A graph shared on Tuesday by Professor Mary Louise McLaws, a WHO advisor and infection control expert at UNSW, revealed NSW to be dangerously close to tracking a similar path as Victoria.
Professor McLaws stated that while Victoria’s average daily change in cumulative case numbers had continued to decline slowly, NSW had begun to record daily increases similar to that seen in early July.
“Next week is critical in NSW to see if another surge is coming; wear masks & continue good public health practices,” Prof McLaws wrote in her post to Twitter Tuesday evening.
The graph showed lines representing both states with Victorian cases showing a “good decline” in numbers while those in NSW looked to be on a steeper upward trajectory and increasing in numbers.
One Twitter user said the graph showed “good news for now” and encouraged others to “stay alert” so the numbers would not spike once again.

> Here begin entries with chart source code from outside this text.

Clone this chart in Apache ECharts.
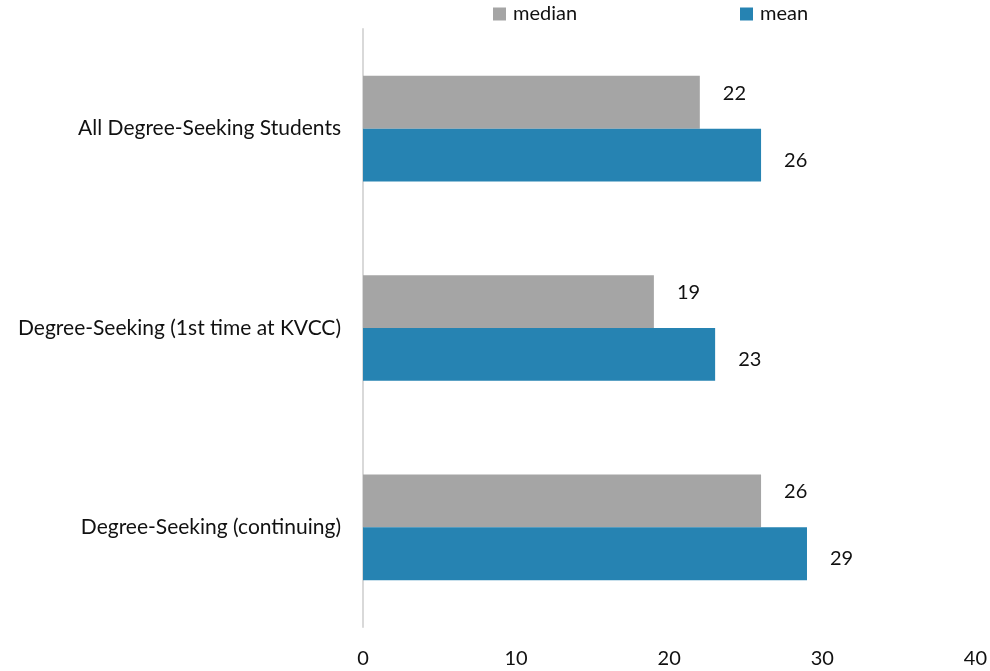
<!DOCTYPE html>
<html>
<head>
<meta charset="utf-8">
<script src="https://cdn.jsdelivr.net/npm/echarts@6/dist/echarts.min.js"></script>
<style>
  html, body { margin: 0; padding: 0; background: #fff; }
  #chart { width: 990px; height: 671px; }
</style>
</head>
<body>
<div id="chart"></div>
<script>
  // 分类和数据
  const categories = ['All Degree-Seeking Students', 'Degree-Seeking (1st time at KVCC)', 'Degree-Seeking (continuing)']
  const medianValues = [22, 19, 26]
  const meanValues = [26, 23, 29]
  const xTicks = [0, 10, 20, 30, 40]

  const chart = echarts.init(document.getElementById('chart'))
  // 图例样式
  const legendBase = {
    top: 4,
    padding: 0,
    itemWidth: 13,
    itemHeight: 13,
    icon: 'rect',
    textStyle: { fontSize: 20, color: '#111', fontFamily: 'Lato', padding: [0, 0, 0, 2] }
  }
  const option = {
    animation: false,
    textStyle: { fontFamily: 'Lato' },
    legend: [
      Object.assign({ left: 493, data: ['median'] }, legendBase),
      Object.assign({ left: 740, data: ['mean'] }, legendBase)
    ],
    grid: { left: 363, right: 13, top: 29, bottom: 44 },
    xAxis: {
      type: 'value',
      min: xTicks[0],
      max: xTicks[xTicks.length - 1],
      interval: 10,
      axisLine: { show: false },
      axisTick: { show: false },
      splitLine: { show: false },
      axisLabel: { fontSize: 20, color: '#111', margin: 22, fontFamily: 'Lato' }
    },
    yAxis: {
      type: 'category',
      inverse: true,
      data: categories,
      axisLine: { show: true, lineStyle: { color: '#d9d9d9', width: 2 } },
      axisTick: { show: false },
      axisLabel: { fontSize: 21, color: '#111', margin: 22, fontFamily: 'Lato' }
    },
    series: [
      {
        name: 'median',
        type: 'bar',
        data: medianValues,
        barGap: '0%',
        barCategoryGap: '47%',
        itemStyle: { color: '#a5a5a5' },
        label: { show: true, position: 'right', distance: 23, offset: [0, -9], fontSize: 20, color: '#111', fontFamily: 'Lato' }
      },
      {
        name: 'mean',
        type: 'bar',
        data: meanValues,
        barGap: '0%',
        barCategoryGap: '47%',
        itemStyle: { color: '#2683b2' },
        label: { show: true, position: 'right', distance: 23, offset: [0, 5], fontSize: 20, color: '#111', fontFamily: 'Lato' }
      }
    ]
  }
  chart.setOption(option)
</script>
</body>
</html>
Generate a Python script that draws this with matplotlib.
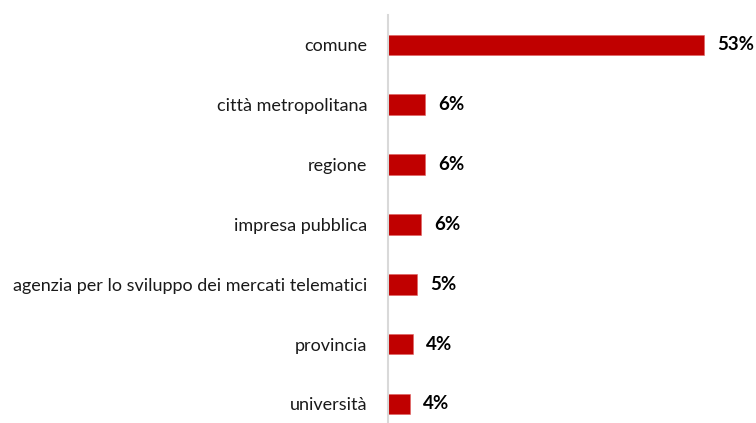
import matplotlib
matplotlib.use("Agg")
import matplotlib.pyplot as plt

categories = ["comune", "città metropolitana", "regione", "impresa pubblica",
              "agenzia per lo sviluppo dei mercati telematici", "provincia", "università"]
values = [53.0, 6.3, 6.3, 5.6, 5.0, 4.3, 3.8]
value_labels = ["53%", "6%", "6%", "6%", "5%", "4%", "4%"]

W, H = 756, 423
fig = plt.figure(figsize=(W/100, H/100), dpi=100)
left_px, top_px, bottom_px = 387.5, 15, 423
px_per_unit = 5.98
xmax = 60
ax = fig.add_axes([left_px/W, (H-bottom_px)/H, xmax*px_per_unit/W, (bottom_px-top_px)/H])

ypos = list(range(len(categories)))
ax.barh(ypos, values, height=0.346, color="#c00000", edgecolor="#e06060", linewidth=0.4)
ax.set_xlim(0, xmax)
ax.set_ylim(6.32, -0.5)
ax.set_yticks(ypos)
ax.set_yticklabels(categories, fontsize=13, color="#1a1a1a", family=["Lato", "DejaVu Sans"])
ax.tick_params(axis="y", length=0, pad=14.5)
ax.set_xticks([])
for s in ["top", "right", "bottom"]:
    ax.spines[s].set_visible(False)
ax.spines["left"].set_color("#d9d9d9")
ax.spines["left"].set_linewidth(1.5)

for y, v, lab in zip(ypos, values, value_labels):
    ax.annotate(lab, (v, y), xytext=(9.3, 0), textcoords="offset points",
                va="center", ha="left", fontsize=13.5, fontweight="bold",
                color="#000000", family=["Lato", "DejaVu Sans"], annotation_clip=False)

fig.savefig("out.png", dpi=100)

Nine new cases of COVID-19 were recorded in NSW in the 24 hours before midnight last night, including three returned overseas travellers in hotel quarantine, five linked to a known case or cluster, and one from South Eastern Sydney with an unknown source.
The Department of Health and Human Services confirmed 55 new cases for Victoria on Tuesday after 41 cases and nine deaths on Monday.
The state’s death toll now stands at 683, while there have been 770 deaths nationally.
While the state can move to its next stage of its four-part roadmap if average daily cases remain below 50 for 14 days, Chief Health Officer Brett Sutton said he will not allow Melbourne to move ahead before September 28 even if the threshold has been met.
However, he said that subsequent steps could come quicker if their thresholds were met earlier than the date outlined.
Step Three is pencilled in to commence on October 26 if the daily case average remains below five for 14 days.